MONTGOMERY, Ala. (AP and WHNT) — Lawmakers are headed to a vote on lottery legislation next week, as supporters aim to change Alabama's status as one of the few states without the games. The Senate Tourism and Marketing Committee is scheduled to vote Tuesday on one of two rival lottery proposals introduced this session.
Senate President Pro Tempore Del Marsh said his hope is to get a bill before the full Senate on Thursday. If a bill is approved by both chambers, the proposal would go before Alabama voters. "I honestly think we are going to pass a bill," Marsh told The Associated Press when asked to gauge the outlook for the legislation. "I really believe the people of the state want a chance to vote on it."
The Senate committee, which Marsh chairs, is scheduled to consider a bill by Republican Sen. Greg Albritton of Atmore that would limit a lottery to paper tickets. A rival bill by Republican Sen. Jim McClendon, which would also allow electronic games at state dog tracks, was not listed on the committee agenda.
Albritton said he wants to limit games to a "paper lottery" because he said that is what most people envision when they think of a lottery instead of the video terminal. He said he was cautiously optimistic, but said the bill was not a "slam dunk."
"Now that Mississippi and everyone else around us has a lottery, it's difficult for us to face our constituents and say, "No we are not going to let you have a lottery," Albritton said.
McClendon said he was disappointed that his bill was not scheduled for a vote.
"My bill, number one, makes more money — a lot more money — and it creates a lot more jobs for the state of Alabama," he said.
We talked to Sen. Arthur Orr (R-Decatur) about the bills. He said there are still a lot of unknown factors, including revisions and substitutions that could take place in the committee and if it gets further, on the floor of the Senate.
"You've got to be careful because it can be a moving target as it moves through the Legislative process," he said.
One thing he wants to see is whether lawmakers will choose to designate where the money would go.

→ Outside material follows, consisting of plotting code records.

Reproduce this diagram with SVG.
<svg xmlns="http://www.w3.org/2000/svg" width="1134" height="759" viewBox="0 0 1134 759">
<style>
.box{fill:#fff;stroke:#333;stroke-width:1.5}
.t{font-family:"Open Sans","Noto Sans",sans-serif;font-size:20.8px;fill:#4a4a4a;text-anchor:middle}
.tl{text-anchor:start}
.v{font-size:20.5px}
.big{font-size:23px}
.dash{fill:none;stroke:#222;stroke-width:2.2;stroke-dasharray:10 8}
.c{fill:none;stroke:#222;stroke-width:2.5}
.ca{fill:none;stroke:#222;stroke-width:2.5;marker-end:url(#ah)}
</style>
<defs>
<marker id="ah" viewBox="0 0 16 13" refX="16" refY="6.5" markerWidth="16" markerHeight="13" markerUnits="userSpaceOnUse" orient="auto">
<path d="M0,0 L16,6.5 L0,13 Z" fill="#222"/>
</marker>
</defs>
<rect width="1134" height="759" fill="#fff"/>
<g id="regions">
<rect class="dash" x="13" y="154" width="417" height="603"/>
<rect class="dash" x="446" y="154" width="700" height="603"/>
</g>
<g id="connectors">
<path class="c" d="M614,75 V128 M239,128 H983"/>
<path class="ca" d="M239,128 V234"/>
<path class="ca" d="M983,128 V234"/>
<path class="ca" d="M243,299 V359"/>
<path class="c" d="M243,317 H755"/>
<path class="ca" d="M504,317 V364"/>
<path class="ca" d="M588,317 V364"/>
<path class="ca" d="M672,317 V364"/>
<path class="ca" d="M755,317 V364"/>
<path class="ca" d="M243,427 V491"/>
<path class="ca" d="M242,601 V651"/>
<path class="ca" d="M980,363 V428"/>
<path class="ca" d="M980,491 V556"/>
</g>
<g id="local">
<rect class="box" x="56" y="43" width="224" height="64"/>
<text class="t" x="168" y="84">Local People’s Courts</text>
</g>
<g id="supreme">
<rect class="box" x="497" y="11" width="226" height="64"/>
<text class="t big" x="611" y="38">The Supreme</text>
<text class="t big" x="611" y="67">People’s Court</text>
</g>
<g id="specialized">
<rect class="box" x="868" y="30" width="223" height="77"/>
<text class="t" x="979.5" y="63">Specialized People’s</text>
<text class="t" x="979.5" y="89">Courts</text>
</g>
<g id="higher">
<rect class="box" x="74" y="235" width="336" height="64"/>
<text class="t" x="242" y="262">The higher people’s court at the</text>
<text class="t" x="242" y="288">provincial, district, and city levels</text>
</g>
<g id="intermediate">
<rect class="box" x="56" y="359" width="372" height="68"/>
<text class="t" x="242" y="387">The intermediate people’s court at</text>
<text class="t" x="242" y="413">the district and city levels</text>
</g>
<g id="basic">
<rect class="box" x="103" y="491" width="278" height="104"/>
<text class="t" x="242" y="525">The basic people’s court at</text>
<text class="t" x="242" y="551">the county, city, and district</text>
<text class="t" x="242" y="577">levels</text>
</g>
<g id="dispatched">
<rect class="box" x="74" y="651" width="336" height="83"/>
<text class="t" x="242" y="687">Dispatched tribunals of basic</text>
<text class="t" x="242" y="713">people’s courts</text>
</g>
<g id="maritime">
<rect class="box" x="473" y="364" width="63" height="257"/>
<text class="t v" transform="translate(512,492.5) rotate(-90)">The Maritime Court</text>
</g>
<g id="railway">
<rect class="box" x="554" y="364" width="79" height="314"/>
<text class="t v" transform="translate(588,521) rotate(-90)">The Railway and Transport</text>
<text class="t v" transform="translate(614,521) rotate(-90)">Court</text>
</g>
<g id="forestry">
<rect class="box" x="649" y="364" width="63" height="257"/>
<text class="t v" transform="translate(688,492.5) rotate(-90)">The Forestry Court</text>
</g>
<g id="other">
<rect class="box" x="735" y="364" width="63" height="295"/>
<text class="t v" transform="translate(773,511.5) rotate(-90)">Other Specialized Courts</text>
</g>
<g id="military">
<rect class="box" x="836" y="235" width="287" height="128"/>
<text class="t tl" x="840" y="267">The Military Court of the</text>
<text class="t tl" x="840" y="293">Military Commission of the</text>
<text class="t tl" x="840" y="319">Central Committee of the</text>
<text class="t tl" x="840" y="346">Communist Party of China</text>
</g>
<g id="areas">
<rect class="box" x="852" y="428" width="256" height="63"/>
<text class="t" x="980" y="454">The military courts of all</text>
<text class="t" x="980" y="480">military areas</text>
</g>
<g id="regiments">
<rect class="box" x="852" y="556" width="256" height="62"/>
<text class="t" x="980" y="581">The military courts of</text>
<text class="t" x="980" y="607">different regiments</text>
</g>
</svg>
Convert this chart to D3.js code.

"Where is the money going to be spent, the proceeds for the lottery? Do they go to education? Do they go to a specific need like prisons or early childhood reading? Or Scholarships for young people leaving high school?" he asked. "I think part of the money should definitely go to the education system in the state. If we are going to move Alabama forward as a state, education is a critical component of that. That being said, the general fund today has great needs. So I think they need to share as well in any proceeds. So that leaves me at some kind of education/general fund split."
The lottery debate will reignite longstanding disputes over who can operate electronic gambling machines in the state and concerns about the consequences for existing gambling operations if state gambling law is changed. Some lawmakers have sought to ensure that state dog tracks can have video lottery terminals. In recent years, the state has seized electronic bingo machines at the tracks, arguing the slot machine look-alikes are not what was intended by state laws authorizing bingo. The Poarch Band of Creek Indians offer nearly identical games at three casinos in the state but the tribe does not fall under state jurisdiction.
"The interest in the lottery is probably the highest I've seen it to date," Orr said. "The devil though is in the details. What kind of bill, what kind of lottery, and what are the ramifications for other gaming interests if a constitutional amendment is presented to the people?"
He said he doesn't see casinos and table gaming becoming a factor, and he doesn't think the people would support that.
If approved by the Senate, the bill will then move to the Alabama House of Representatives.
House Speaker Mac McCutcheon said Friday that representatives are in a "wait and see mode" to see what comes out of the Senate.
Rep. Andy Whitt (R-Ardmore) who sits on the House Economic Development and Tourism committee which would consider any lottery bills first in the House, said in a statement to WHNT News 19:
"I would support giving the citizens of Alabama the ability to vote on a traditional paper ticket lottery. It must be a clean bill with the use of the lottery’s net proceeds being clearly defined. I’m just not confident that it would solve all of the state’s major funding issues. However, I reiterate, the people should have the right to vote on this issue."
Alabama is one of five states — along with Utah, Alaska, Hawaii, and Nevada — without a state lottery.
State voters in 1999 rejected a lottery proposed by then-Gov. Don Siegelman.
Former Gov. Robert Bentley in 2016 unsuccessfully proposed a state lottery in response to a state budget crisis.
The Alabama Senate approved a lottery bill that year, but the support fell apart after the House of Representatives added language limiting the games to paper tickets so that video lottery terminals would not be allowed.